When 1% of our country can manipulate the system so that

  • 17 million Canadians are being deprived of a deserved $10,000 each,

  • politicians ignore a method to double our GDP increase, create 200,000 jobs and reduce the deficit by $50 billion,

  • politicians ignore a sizeable solution to income inequality,

Canada is very far from a true democracy.     

This website has much more convincing evidence that backs up all the above claims and much more.

To summarize:

  • Our CPP fund is now $271 billion above what is needed to fund our great grandchildren’s pensions

  • This is a 92% surplus. Some experts claim it is closer to a 464% surplus.

  • When a pension fund has a 25% surplus, it should be distributed

  • This means 17 million Canadians deserve $10,000 each, on average.

  • This $170 billion surplus distribution would double our GDP increase, create 200,000 jobs, and reduce the deficit by $50 billion.

  • Tragically, 50,000 low-income seniors are dying every year without seeing a penny of their deserved $10,000, which would likely ten-tuple their income left over after rent and day-to-day expenses. Two thirds, 33,000, are women

  • Income inequality could be somewhat solved. Almost all 25-year-olds would have $1.4 million by age 65 if the CPP just invested their first $2,000 in mandatory CPP contributions directly with CPP Investments.

  • Ten actuaries have denied the surplus with vacuous arguments because CPP Investments’ success is threatening their at-risk industry.

  • One actuary, with a conscience, has stated our Chief Actuary “Manipulates data, controls the narrative and hide things at will.” A professor of Finance who has studied the CPP for over five years concurs.

  • Our Chief Actuary has denied the $271 billion surplus.

  • The CPP has no representative Board of Governors even though actuaries recommend one for every pension fund.

  • The CPP is not audited by our Auditor General.

  • The only review of our Chief Actuary is a peer review. However, it has proven useless because “Actuaries are not allowed to criticize other actuaries”.

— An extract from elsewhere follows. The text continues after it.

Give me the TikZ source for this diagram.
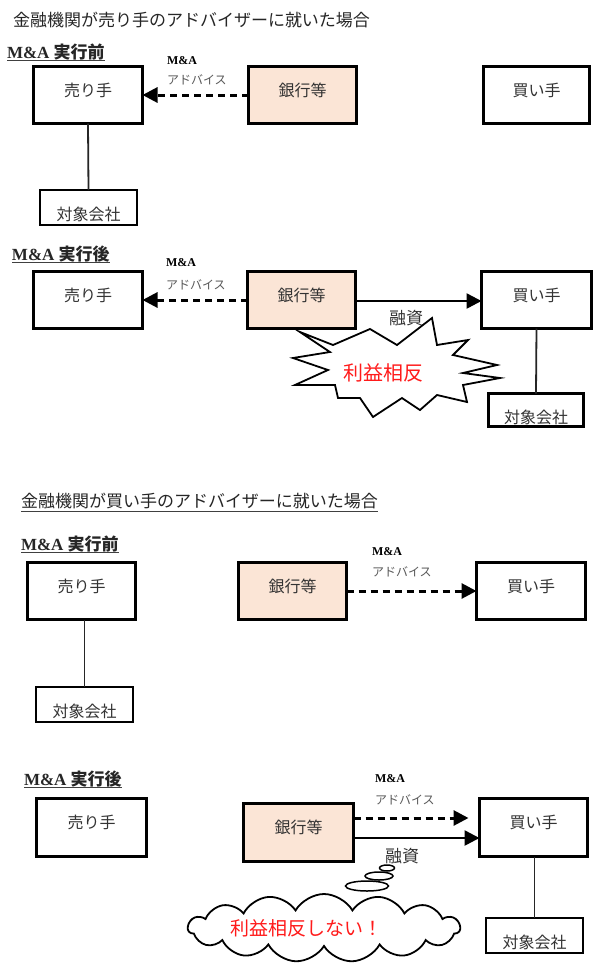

  • Chrystia Freeland and Mark Carney have written books that state our capitalist system is rigged to favour the rich.

  • With Toronto Financial International (TFI) members owning $10 trillion in assets, they are likely ten times bigger than any other organization in Canada.

  • TFI has stated they are worried CPP Investments could “undermine their retirement savings products”, which are inferior when compared to CPP Investments, the best pension fund investor in the world.

  • In her book, PLUTOCRATS, Ms. Freeland claims the “the super-rich have bankrolled mass media outlets to dominate the debate over economic policy”. Two other Canadian media experts agree.

  • The entire Canadian media has remained silent regarding a $271 billion CPP surplus, even though the CPP holds 10% of the lifetime earnings of most Canadians.

  • Only The Economist, a respected international publication, has alluded to the CPP’s “gigantic” fund, when the surplus in the fund was “only” $129 billion, not today’s $271 billion.

  • Any of the three mainstream political parties could have probably won the recent election with this risk-free platform that would benefit millions of Canadians but hurt TFI members.  

  • Political experts agree that bribery is rampant in Canadian politics. Moreover, even though elections are very expensive, documented, legal donations received by each party are small.

  • The biggest scandal to date is the bribing of Quebec’s politicians regarding highway construction, resulting in the Charbonneau Commission. It indirectly cost Canadians $15 billion. This CPP scandal is directly costing Canadians $170 billion, $10,000 each, on average.

Only TFI has the resources and influence to engineer such a pervasive cover-up. They may be completely innocent of these allegations. However, the optics indicate they are likely guilty. Moreover, they are hypocrites because they have

“called for a more targeted approach to an expanded CPP, aimed at groups living below the poverty level and modest-income Canadians.”